The Nuggets are filled with players such as Afflalo — those looking for that signature season: JaVale McGee and Danilo Gallinari are coming off serious injuries, Kenneth Faried and Ty Lawson have had their moments, while Wilson Chandler, Randy Foye, and JJ Hickson are also contributors.
“Obviously the depth and talent on our team is unquestioned but it won’t serve you any good unless you’re focused and you’re harnessing it the right way,” Afflalo said. “When they say ‘superstar’ it has a lot to do with media attention. We have some very, very good players and guys who are still continuing to improve. That means everything.”

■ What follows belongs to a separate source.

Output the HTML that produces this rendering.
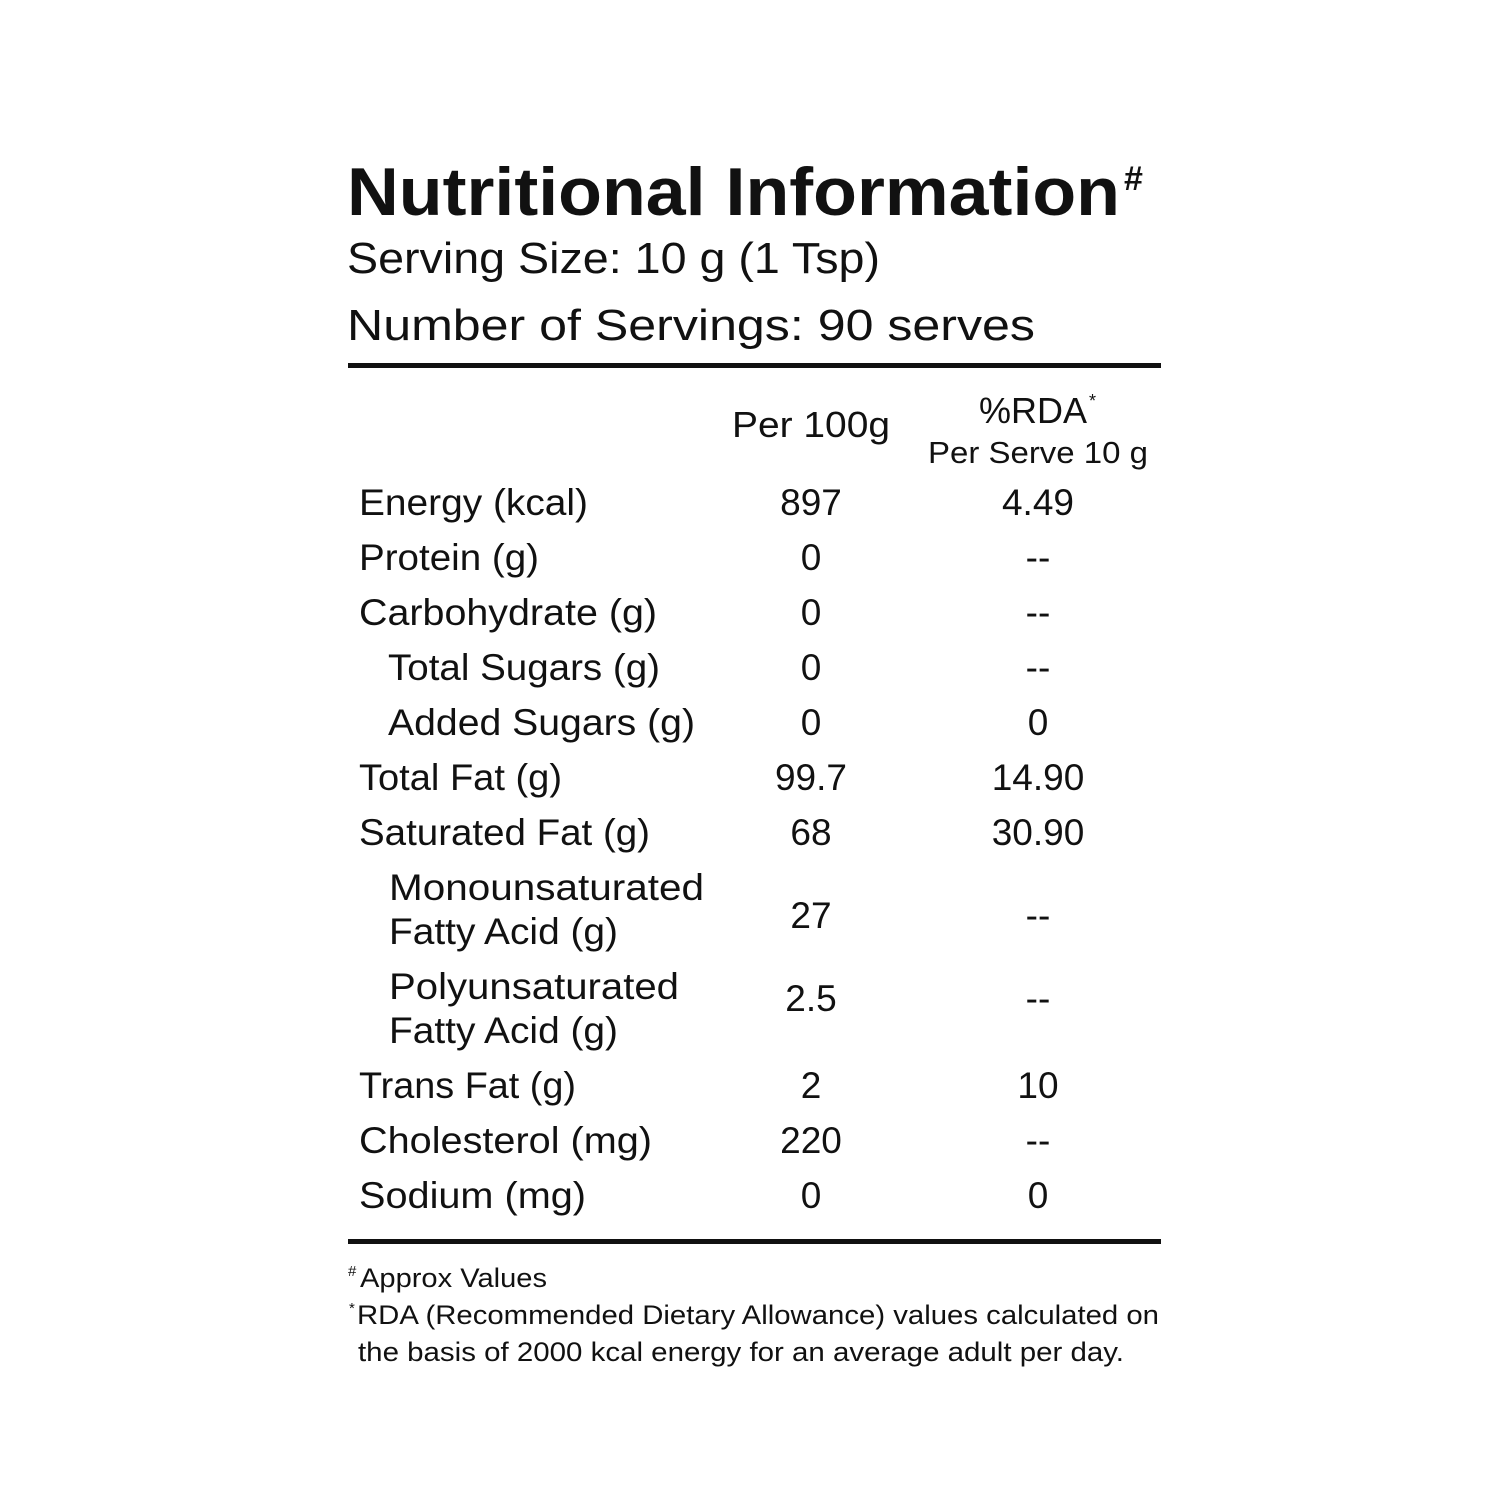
<!DOCTYPE html>
<html><head><meta charset="utf-8"><style>
html,body{margin:0;padding:0;background:#fff;}
svg{display:block;}
text{font-family:"Liberation Sans",sans-serif;fill:#111;}
</style></head><body>
<svg width="1500" height="1500" viewBox="0 0 1500 1500">
<rect width="1500" height="1500" fill="#fff"/>
<text x="347" y="215" font-size="68" font-weight="bold" textLength="773" lengthAdjust="spacingAndGlyphs">Nutritional Information</text>
<text x="1124" y="190" font-size="34" font-weight="bold">#</text>
<text x="347" y="273" font-size="44" textLength="533" lengthAdjust="spacingAndGlyphs">Serving Size: 10 g (1 Tsp)</text>
<text x="347" y="340" font-size="44" textLength="688" lengthAdjust="spacingAndGlyphs">Number of Servings: 90 serves</text>
<rect x="348" y="363" width="813" height="5" fill="#111"/>
<text x="732" y="437" font-size="36" textLength="158" lengthAdjust="spacingAndGlyphs">Per 100g</text>
<text x="979" y="423" font-size="36" textLength="108" lengthAdjust="spacingAndGlyphs">%RDA</text>
<text x="1089" y="407" font-size="18">*</text>
<text x="928" y="463" font-size="31" textLength="220" lengthAdjust="spacingAndGlyphs">Per Serve 10 g</text>
<g font-size="37">
<text x="359" y="515" textLength="229" lengthAdjust="spacingAndGlyphs">Energy (kcal)</text>
<text x="359" y="570" textLength="180" lengthAdjust="spacingAndGlyphs">Protein (g)</text>
<text x="359" y="625" textLength="298" lengthAdjust="spacingAndGlyphs">Carbohydrate (g)</text>
<text x="388" y="680" textLength="272" lengthAdjust="spacingAndGlyphs">Total Sugars (g)</text>
<text x="388" y="735" textLength="307" lengthAdjust="spacingAndGlyphs">Added Sugars (g)</text>
<text x="359" y="790" textLength="203" lengthAdjust="spacingAndGlyphs">Total Fat (g)</text>
<text x="359" y="845" textLength="291" lengthAdjust="spacingAndGlyphs">Saturated Fat (g)</text>
<text x="389" y="900" textLength="315" lengthAdjust="spacingAndGlyphs">Monounsaturated</text>
<text x="389" y="944" textLength="229" lengthAdjust="spacingAndGlyphs">Fatty Acid (g)</text>
<text x="389" y="999" textLength="290" lengthAdjust="spacingAndGlyphs">Polyunsaturated</text>
<text x="389" y="1043" textLength="229" lengthAdjust="spacingAndGlyphs">Fatty Acid (g)</text>
<text x="359" y="1098" textLength="217" lengthAdjust="spacingAndGlyphs">Trans Fat (g)</text>
<text x="359" y="1153" textLength="293" lengthAdjust="spacingAndGlyphs">Cholesterol (mg)</text>
<text x="359" y="1208" textLength="227" lengthAdjust="spacingAndGlyphs">Sodium (mg)</text>
</g>
<g font-size="37" text-anchor="middle">
<text x="811" y="515">897</text><text x="1038" y="515">4.49</text>
<text x="811" y="570">0</text><text x="1038" y="570">--</text>
<text x="811" y="625">0</text><text x="1038" y="625">--</text>
<text x="811" y="680">0</text><text x="1038" y="680">--</text>
<text x="811" y="735">0</text><text x="1038" y="735">0</text>
<text x="811" y="790">99.7</text><text x="1038" y="790">14.90</text>
<text x="811" y="845">68</text><text x="1038" y="845">30.90</text>
<text x="811" y="928">27</text><text x="1038" y="928">--</text>
<text x="811" y="1011">2.5</text><text x="1038" y="1011">--</text>
<text x="811" y="1098">2</text><text x="1038" y="1098">10</text>
<text x="811" y="1153">220</text><text x="1038" y="1153">--</text>
<text x="811" y="1208">0</text><text x="1038" y="1208">0</text>
</g>
<rect x="348" y="1239" width="813" height="5" fill="#111"/>
<text x="348" y="1276" font-size="15">#</text>
<text x="360" y="1287" font-size="27" textLength="187" lengthAdjust="spacingAndGlyphs">Approx Values</text>
<text x="349" y="1313" font-size="15">*</text>
<text x="357" y="1324" font-size="27" textLength="802" lengthAdjust="spacingAndGlyphs">RDA (Recommended Dietary Allowance) values calculated on</text>
<text x="358" y="1361" font-size="27" textLength="766" lengthAdjust="spacingAndGlyphs">the basis of  2000 kcal energy for an average adult per day.</text>
</svg>
</body></html>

Former Celtic MarShon Brooks, who also played with the Lakers and Warriors last season, is expected to a sign with Olympia Milano in Italy. Brooks, who played with the Sacramento Kings during summer league, has bounced around since the Celtics acquired him from Brooklyn in the Paul Pierce deal . . . The Heat have attempted to give wayward players chances in the past and did again this week by signing former Pacers first-round pick Shawne Williams. Williams started 13 games for the Lakers last season before being waived in January. He has skills but never reached his potential because of a series of offcourt issues . . . The Celtics still have not made decisions on Mike Moser and Colton Iverson, who are seeking training-camp invitations. Moser, a rookie from Oregon, was one of the more impressive players in the Orlando Summer Pro League . . . Celtics forward Jared Sullinger is in China as part of an NBA program to conduct clinics and promote good health. Sullinger said he was working to get himself into better condition so he can play more minutes in the fourth quarter . . . With the injury to Paul George, free agent forward Shawn Marion is apparently pondering contract offers from the Pacers as well as the Cavaliers. Marion, 36, could be an immediate starter with Indiana, replacing George. Marion was squeezed out of Dallas after the Mavericks made a series of trades and signings . . . After he serves his four-game suspension for pleading guilty to weapons charges, Raymond Felton is hoping to resurrect his career in Dallas after a nightmarish season with the Knicks last season. Felton is likely to start for Dallas . . . Former NBA star Tim Hardaway Sr. has accepted an assistant coaching position in Detroit from former Heat coach Stan Van Gundy. Hardaway had previously been a scout with the Heat but now gets a long-awaited chance to coach. . . . The free agency period could reach into September because the Kevin Love deal has affected the market. Players such as Jameer Nelson and Andray Blatche remain unsigned and the restricted free agent status of Eric Bledsoe and Greg Monroe has yet to be resolved.